This page gives us an opportunity to introduce one of our members “up close and personal”. Our featured player this month is Rich Copeland, clarinet.
Rich was born in Philadelphia, lived in Germantown until age 5, then moved to Abington Township, where he lived for most of his life. Eight years ago he moved to Jamison, Bucks County with his wife Elaine.
“I started playing the clarinet in fourth grade at the North Hills School, which was torn down a long time ago. I ended up being lead clarinet in the high school band at Abington, and eventually ended up with a B.S. in Music Ed. from Temple, and a Master of Music from West Virginia, where I am extremely proud to say I marched in the Mountaineer Band for 2 seasons.
“My mother made all three siblings take piano lessons. Although I didn’t think so at the time, the piano lessons were a great benefit. I remember wanting to be in the band. Why clarinet? I remember being fascinated by Pete Fountain, who played clarinet on the Lawrence Welk show, which my parents watched faithfully every Saturday (yes, he was actually alive at one time!). Also, the school had clarinets available.”
Upon graduating, Rich could not find a music teaching job due to having no experience. He took a temporary job at Amtrak’s brand-new reservation office. That was 35 years ago, and he still is with the railroad today. “I left Amtrak Reservations long ago and have been working in 30th Street Station for the past 30 years. For the past 25 years, I have worked in a little office handling the money the train conductors collect from people who get on the train without buying a ticket first, and I love the job. The light at the end of the tunnel is retirement, not an oncoming train.”

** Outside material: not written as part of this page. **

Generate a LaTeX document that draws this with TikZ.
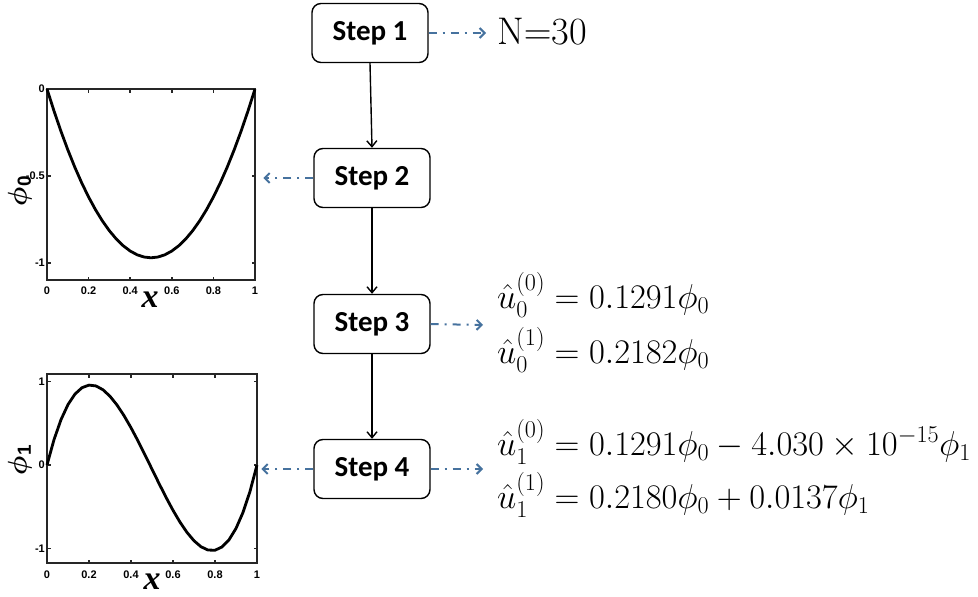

“I am married to flute-player Elaine, who, after 8 years of marriage, finally got tired of hearing me talk about how much fun the MCCB rehearsals are (compared to some other groups we are in) and has started coming with me. Elaine is a music teacher at Central Bucks – one of the few who gets to stay 5 days a week at the same school – and a top-notch pianist.
“I joined MCCB in May of 1995, about a month after the band started. There was reluctance to drive ‘all the way out to Hatfield’ for rehearsals, but I loved the band the minute I joined and have been driving out to Hatfield most of the Tuesdays for the past 14 years. I also play in the Tri-County Band in Feasterville, occasionally fill short-term vacancies in other groups, and never miss the twice-yearly playing sessions of Windjammers Unlimited, a circus-music organization.”
Rich has put his musical knowledge to good use by participating and performing most of his life. His enthusiasm for playing has made him a valuable asset, providing quality playing for MCCB many other musical organizations.